Die gläubige Bevölkerung sucht den Wandel in Chiapas
Der erste Jahrestag der Ermordung von Simón Pedro Pérez López, Katechet und Verfechter der Rechte indigener Völker, markierte die ersten Absichten einer Pilgerreise im Bundesstaat. Daher „hielt es das Gläubige Volk für notwendig, sich mit den Gemeinden und Zonen zu artikulieren, um nicht allein zu gehen, sondern sich zu vereinen„, sagte der Pfarrer von Cancuc. Auf diese Weise begann die Koordinierung des Pilgerwegs für das Leben, den Frieden und gegen die Gewalt, eine gleichzeitige Aktion in acht Gemeinden in Chiapas.
In den Tagen vor dieser Aktion erließ die Generalstaatsanwaltschaft des Bundesstaates Chiapas einen Haftbefehl gegen Pater Marcelo Pérez Pérez sowie die Verhaftung von fünf Menschenrechtsverteidigern aus San Juan Cancuc, die gegen die Militarisierung gekämpft hatten.
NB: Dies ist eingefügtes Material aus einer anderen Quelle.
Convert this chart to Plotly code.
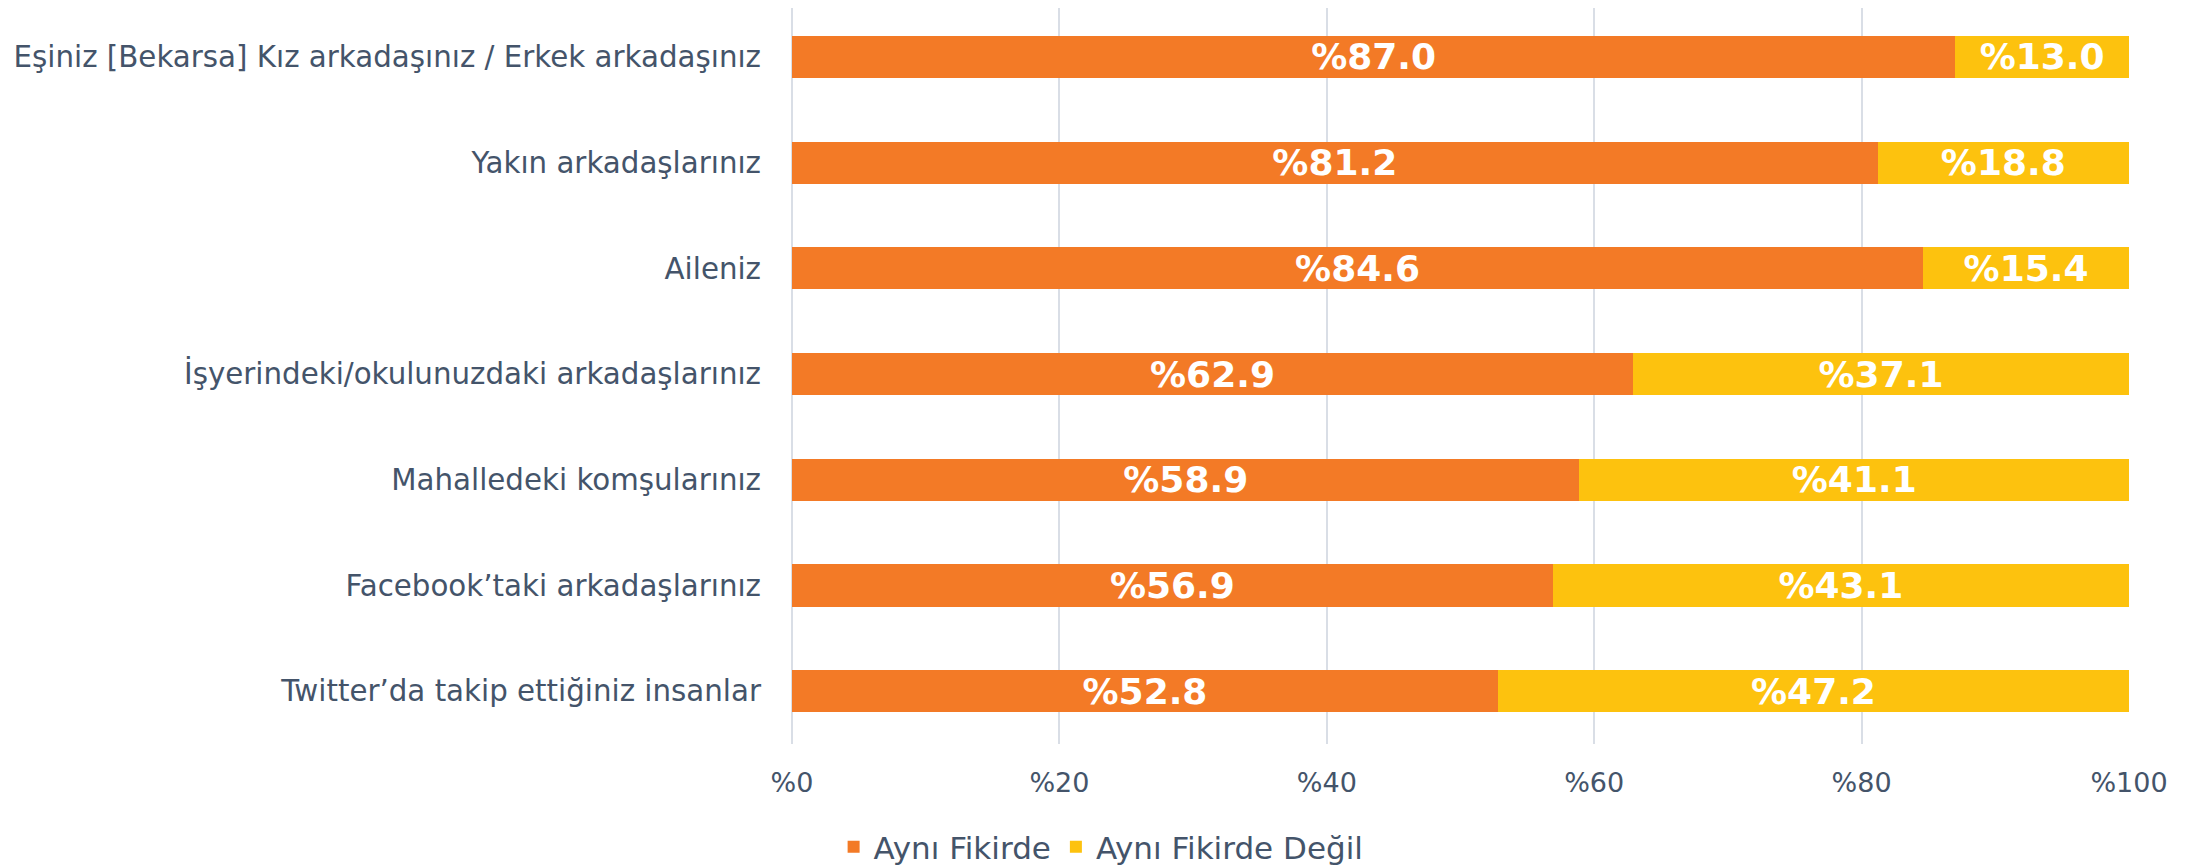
import plotly.graph_objects as go

# kategoriler (yukarıdan aşağıya)
categories = [
    "Eşiniz [Bekarsa] Kız arkadaşınız / Erkek arkadaşınız",
    "Yakın arkadaşlarınız",
    "Aileniz",
    "İşyerindeki/okulunuzdaki arkadaşlarınız",
    "Mahalledeki komşularınız",
    "Facebook’taki arkadaşlarınız",
    "Twitter’da takip ettiğiniz insanlar",
]
ayni_fikirde = [87.0, 81.2, 84.6, 62.9, 58.9, 56.9, 52.8]
ayni_fikirde_degil = [13.0, 18.8, 15.4, 37.1, 41.1, 43.1, 47.2]
tick_vals = [0, 20, 40, 60, 80, 100]
tick_text = ["%0", "%20", "%40", "%60", "%80", "%100"]

FONT = "DejaVu Sans"
TXT = "#44546A"
LABEL_FONT = dict(family=FONT, size=36, color="white", weight="bold")

fig = go.Figure()

fig.add_trace(go.Bar(
    y=categories, x=ayni_fikirde, orientation="h",
    name="Aynı Fikirde",
    marker=dict(color="#F37A26", line=dict(width=0)),
    text=[f"%{v:.1f}" for v in ayni_fikirde],
    textposition="inside", insidetextanchor="middle",
    textfont=LABEL_FONT,
    constraintext="none",
))
fig.add_trace(go.Bar(
    y=categories, x=ayni_fikirde_degil, orientation="h",
    name="Aynı Fikirde Değil",
    marker=dict(color="#FDC20E", line=dict(width=0)),
    text=[f"%{v:.1f}" for v in ayni_fikirde_degil],
    textposition="inside", insidetextanchor="middle",
    textfont=LABEL_FONT,
    constraintext="none",
))

fig.update_layout(
    barmode="stack",
    bargap=0.6,
    width=2195, height=865,
    paper_bgcolor="white",
    plot_bgcolor="white",
    margin=dict(l=784, r=74, t=0, b=129),
    font=dict(family=FONT, size=27, color=TXT),
    showlegend=True,
    legend=dict(
        orientation="h",
        traceorder="normal",
        xref="container", yref="container",
        x=0.498, y=0.03, xanchor="center", yanchor="middle",
        font=dict(size=31, color=TXT),
    ),
    xaxis=dict(
        range=[0, 100],
        tickvals=tick_vals,
        ticktext=tick_text,
        showgrid=True, gridcolor="#D9DEE6", gridwidth=2,
        zeroline=True, zerolinecolor="#D9DEE6", zerolinewidth=2,
        tickfont=dict(size=27, color=TXT),
        ticklabelstandoff=20,
        fixedrange=True,
    ),
    yaxis=dict(
        range=[6.5, -0.463],
        showgrid=False,
        tickfont=dict(size=29.3, color=TXT),
        ticklabelstandoff=30,
    ),
)

fig.write_html("out.html")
Auf diese Weise schloss sich die Forderung nach Gerechtigkeit angesichts der ständigen Kriminalisierung und Verfolgung von Land – und Menschenrechtsverteidigern den weiteren Forderungen der fast 10.000 Menschen an, die durch den ganzen Staat pilgerten.
Während der Wallfahrt wurde ein Kommuniqué des Gläubigen Volkes verlesen: „Wir bringen alle Missstände und Ungerechtigkeiten zum Ausdruck, denen unsere Völker und Gemeinschaften ausgesetzt sind, insbesondere Gewalt, Unsicherheit und territoriale Streitigkeiten, die durch die organisierte Kriminalität verursacht werden. Die Behörden sind überfordert, nachgiebig und werden von dem Kontrollsystem, das die organisierte Kriminalität auf dem Staatsgebiet ausübt, überrumpelt. Es gibt auch Drohungen gegen und Attentate auf soziale Anführer und auf kommunale Behörden sowie gegen pastorale Mitarbeiter unserer Diozöse. Wir können angesichts dieses Leids weder still noch gefühlslos bleiben.“
Das Ergebnis dieser Pilgerfahrten ging über die Zahl der Teilnehmer hinaus; es war eine Aktion der Rebellion gegen die Behörden, des Widerstands gegen die Gewalt und der Hoffnung für den Rest der Bevölkerung. Die Gemeinden gingen trotz Angst und Unsicherheit auf die Straße, aber mit Unterstützung anderer Prozesse und Organisationen. Diese Reise hat gezeigt, dass die Menschen, inmitten eines hoffnungslosen Umfelds und dorniger Wege, weiterhin ihre Stimme erheben und die Lücken öffnen, um diesen Krieg zu beenden und Frieden zu schaffen, in einer Aktion, die entsprechend ihrer Forderung auf friedliche Art und Weise durchgeführt wurde.